After Time Fades Away, an album called Tonight's The Night was supposed to come out, but probably due to its being too funereal, it was replaced by the "happier-sounding" (!) On The Beach. Then it had been Homegrown's turn to be released, but due to its being "too depressed-sounding", the more "happy-sounding" (!) Tonight's The Night was chosen as its replacement. One doesn't need to be one of Neil Young's hardcore fans to know about this stuff. So?


Since the review mentioned another recent album in the "unreleased archival recording" series by Young, Live At Massey Hall 1971, I decided to input its title in the proper window and press the "search" button.

I found a review: written by Rob Mitchum, it appeared in Pitchfork on March 13, 2007. Here, too, were quite a few things that I found questionable, though there was nothing so scandalous as in the previous review. Until I saw this sentence: "(...) while "See the Sky About to Rain", stripped down from its Rhodes-heavy On the Beach version, reveals itself as a neglected gem, featuring surprisingly complex key-tickling."

Let's put aside the "surprisingly complex" bit, and also the part about the "neglected gem" (those who considered this track as being the very best of Side One were not few!). The bit that made me smile was the writer's nonchalance when throwing on the page a word like "Rhodes"; which in a magazine like, say, Keyboard would obviously need no introduction or explanation, but which in a "general interest magazine" such as this - and in an age when most keyboards we listen to play sampled sounds - would be de rigueur to define a bit more clearly by adding the words: "electric piano".

Except the electric piano featured in the version of See The Sky About To Rain that appears on the album On The Beach is not a Rhodes: it's a Wurlitzer.

Here it's always possible to say that it's just a minor thing, that this is not what is really important, and what do we want, these being just record reviewers, and so on and so forth (and I know quite a few people who say just this kind of things). So let's try to really make things clear now.

Mistaking a Wurlitzer for a Rhodes is not like mistaking a Chamberlin for a Mellotron. For a reviewer, it's a serious mistake. If we remember the sound of the electric piano that appears on all the albums by Miles Davis from the end of the Sixties onward - or of all those fusion groups from the same period - we already know what a Fender Rhodes sounds like. Talking about the Wurlitzer (the first track that came to my mind was that nice, old single by The Small Faces, Lazy Sunday) there is a reference ready to a group that's surely known to most: The Doors. The third track on Side Two of their album Morrison Hotel, Queen Of The Highway, has a Wurlitzer (with that impossible-to-mistake vibrato sounding so similar to the one featured on See The Sky About To Rain, even if the "touch" and the chord voicings by Ray Manzarek are obviously quite different) as its main instrument. While the world-famous intro and solo to Riders On The Storm are played on a Fender Rhodes.
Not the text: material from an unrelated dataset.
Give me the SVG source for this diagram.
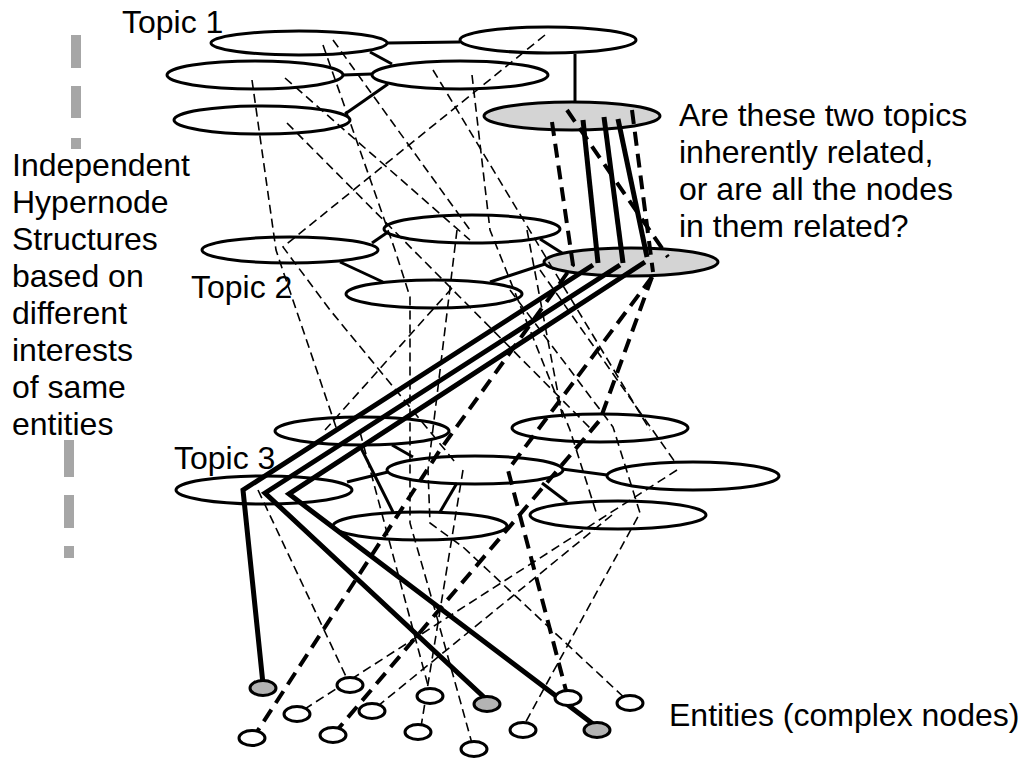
<svg xmlns="http://www.w3.org/2000/svg" width="1024" height="758" viewBox="0 0 1024 758">
  <style>
    .lbl { font-family: "Liberation Sans", Arial, sans-serif; font-size: 32px; fill: #000; }
    .topic { fill: #fff; stroke: #000; stroke-width: 3; }
    .topic.hl { fill: #d4d4d4; }
    .ent { fill: #fff; stroke: #000; stroke-width: 3; }
    .ent.hl { fill: #b3b3b3; }
    .edge { stroke: #000; stroke-width: 3; fill: none; }
    .thin { stroke: #000; stroke-width: 1.6; stroke-dasharray: 9 5; fill: none; }
    .bold { stroke: #000; stroke-width: 4; stroke-dasharray: 14 8; fill: none; }
    .path { stroke: #000; stroke-width: 5; fill: none; }
    .bar { fill: #a6a6a6; }
  </style>

  <rect width="1024" height="758" fill="#fff"/>

  <!-- gray separator bars on the left -->
  <g id="separator">
    <rect class="bar" x="71" y="35" width="10" height="33"/>
    <rect class="bar" x="71" y="86" width="10" height="32"/>
    <rect class="bar" x="71" y="138" width="10" height="11"/>
    <rect class="bar" x="64" y="440" width="10" height="37"/>
    <rect class="bar" x="64" y="495" width="10" height="33"/>
    <rect class="bar" x="64" y="546" width="10" height="12"/>
  </g>

  <!-- labels -->
  <g id="labels">
    <text class="lbl" x="122" y="33">Topic 1</text>
    <text class="lbl" x="191" y="298">Topic 2</text>
    <text class="lbl" x="174" y="469">Topic 3</text>
    <text class="lbl" x="12" y="176">Independent</text>
    <text class="lbl" x="12" y="213">Hypernode</text>
    <text class="lbl" x="12" y="250">Structures</text>
    <text class="lbl" x="12" y="287">based on</text>
    <text class="lbl" x="12" y="324">different</text>
    <text class="lbl" x="12" y="361">interests</text>
    <text class="lbl" x="12" y="398">of same</text>
    <text class="lbl" x="12" y="435">entities</text>
    <text class="lbl" x="679" y="126">Are these two topics</text>
    <text class="lbl" x="679" y="163">inherently related,</text>
    <text class="lbl" x="679" y="200">or are all the nodes</text>
    <text class="lbl" x="679" y="237">in them related?</text>
    <text class="lbl" x="669" y="726">Entities (complex nodes)</text>
  </g>

  <!-- topic 1 hypernodes -->
  <g id="t1a"><ellipse class="topic" cx="299" cy="43" rx="88" ry="12"/></g>
  <g id="t1b"><ellipse class="topic" cx="548" cy="40" rx="88" ry="13"/></g>
  <g id="t1c"><ellipse class="topic" cx="255" cy="75" rx="88" ry="14"/></g>
  <g id="t1d"><ellipse class="topic" cx="460" cy="75" rx="88" ry="14"/></g>
  <g id="t1e"><ellipse class="topic" cx="262" cy="120" rx="88" ry="14"/></g>
  <g id="t1f"><ellipse class="topic hl" cx="572" cy="116" rx="88" ry="14"/></g>

  <!-- topic 2 hypernodes -->
  <g id="t2a"><ellipse class="topic" cx="290" cy="250" rx="88" ry="13"/></g>
  <g id="t2b"><ellipse class="topic" cx="472" cy="229" rx="88" ry="14"/></g>
  <g id="t2c"><ellipse class="topic" cx="434" cy="294" rx="88" ry="14"/></g>
  <g id="t2d"><ellipse class="topic hl" cx="631" cy="262" rx="87" ry="14"/></g>

  <!-- topic 3 hypernodes -->
  <g id="t3a"><ellipse class="topic" cx="362" cy="431" rx="87" ry="14"/></g>
  <g id="t3b"><ellipse class="topic" cx="600" cy="428" rx="88" ry="14"/></g>
  <g id="t3c"><ellipse class="topic" cx="475" cy="470" rx="88" ry="14"/></g>
  <g id="t3d"><ellipse class="topic" cx="693" cy="476" rx="86" ry="14"/></g>
  <g id="t3e"><ellipse class="topic" cx="264" cy="490" rx="88" ry="14"/></g>
  <g id="t3f"><ellipse class="topic" cx="420" cy="526" rx="87" ry="14"/></g>
  <g id="t3g"><ellipse class="topic" cx="618" cy="515" rx="88" ry="14"/></g>

  <!-- connectors -->
  <g id="connectors">
    <!-- links inside each topic -->
    <line class="edge" x1="387" y1="43" x2="460" y2="42"/>
    <line class="edge" x1="370" y1="52" x2="392" y2="64"/>
    <line class="edge" x1="343" y1="75" x2="372" y2="74"/>
    <line class="edge" x1="345" y1="114" x2="388" y2="84"/>
    <line class="edge" x1="575" y1="54" x2="575" y2="102"/>
    <line class="edge" x1="372" y1="243" x2="388" y2="232"/>
    <line class="edge" x1="340" y1="262" x2="383" y2="282"/>
    <line class="edge" x1="490" y1="282" x2="545" y2="264"/>
    <line class="edge" x1="540" y1="239" x2="562" y2="253"/>
    <line class="edge" x1="347" y1="482" x2="388" y2="472"/>
    <line class="edge" x1="392" y1="445" x2="413" y2="457"/>
    <line class="edge" x1="360" y1="446" x2="393" y2="512"/>
    <line class="edge" x1="457" y1="483" x2="440" y2="512"/>
    <line class="edge" x1="562" y1="469" x2="607" y2="475"/>
    <line class="edge" x1="542" y1="483" x2="567" y2="502"/>

    <!-- membership paths of entities -->
    <polyline class="thin" points="252,80 276,250 282,268 337,430"/>
    <polyline class="thin" points="285,78 470,240"/>
    <polyline class="thin" points="287,123 590,428"/>
    <polyline class="thin" points="323,45 395,250 410,297 410,523 433,603 473,747"/>
    <polyline class="thin" points="333,40 470,230"/>
    <polyline class="thin" points="545,35 283,247 330,310 455,462"/>
    <polyline class="thin" points="433,70 650,430"/>
    <polyline class="thin" points="472,75 490,230 570,430 597,515"/>
    <polyline class="thin" points="452,288 325,430"/>
    <polyline class="thin" points="457,230 428,470 430,523 463,547 630,703"/>
    <polyline class="thin" points="258,490 350,685"/>
    <polyline class="thin" points="360,432 430,693"/>
    <polyline class="thin" points="463,470 420,733"/>
    <polyline class="thin" points="677,470 297,714"/>
    <polyline class="thin" points="612,515 373,710"/>
    <polyline class="thin" points="510,290 613,427 640,513 523,727"/>
    <polyline class="thin" points="540,270 675,462"/>
    <polyline class="thin" points="527,230 563,420"/>

    <!-- highlighted dashed paths -->
    <polyline class="bold" points="552,122 573,265 440,450 253,738"/>
    <polyline class="bold" points="567,110 668,257"/>
    <polyline class="bold" points="632,110 653,272"/>
    <polyline class="bold" points="652,277 508,470 568,698"/>
    <polyline class="bold" points="652,277 600,420 333,735"/>

    <!-- highlighted solid paths -->
    <line class="path" x1="583" y1="120" x2="598" y2="263"/>
    <line class="path" x1="604" y1="117" x2="623" y2="263"/>
    <line class="path" x1="618" y1="119" x2="647" y2="257"/>
    <polyline class="path" points="593,265 243,490 263,684"/>
    <polyline class="path" points="620,265 265,493 487,700"/>
    <polyline class="path" points="645,262 289,494 597,727"/>
  </g>

  <!-- entities -->
  <g id="e1"><ellipse class="ent hl" cx="263" cy="688" rx="13" ry="7.5"/></g>
  <g id="e2"><ellipse class="ent" cx="350" cy="685" rx="13" ry="7.5"/></g>
  <g id="e3"><ellipse class="ent" cx="430" cy="696" rx="13" ry="7.5"/></g>
  <g id="e4"><ellipse class="ent hl" cx="487" cy="704" rx="13" ry="7.5"/></g>
  <g id="e5"><ellipse class="ent" cx="297" cy="714" rx="13" ry="7.5"/></g>
  <g id="e6"><ellipse class="ent" cx="372" cy="711" rx="13" ry="7.5"/></g>
  <g id="e7"><ellipse class="ent" cx="252" cy="738" rx="13" ry="7.5"/></g>
  <g id="e8"><ellipse class="ent" cx="333" cy="735" rx="13" ry="7.5"/></g>
  <g id="e9"><ellipse class="ent" cx="418" cy="732" rx="13" ry="7.5"/></g>
  <g id="e10"><ellipse class="ent" cx="474" cy="749" rx="13" ry="7.5"/></g>
  <g id="e11"><ellipse class="ent" cx="568" cy="698" rx="13" ry="7.5"/></g>
  <g id="e12"><ellipse class="ent" cx="630" cy="703" rx="13" ry="7.5"/></g>
  <g id="e13"><ellipse class="ent" cx="523" cy="730" rx="13" ry="7.5"/></g>
  <g id="e14"><ellipse class="ent hl" cx="597" cy="730" rx="13" ry="7.5"/></g>
</svg>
But it in this case all one needed was to read the album's liner notes! The original vinyl version of On The Beach lists players and instruments for each track, and under the one discussed here the keyboard that's listed is a Wurlitzer; the same being true of the CD version (there is only one CD version, by the way); while if one owns only a "burnt" copy, or a file, bearing no further indication (a record reviewer!) all one has to do is a search on, say, Wikipedia, and... voila! So?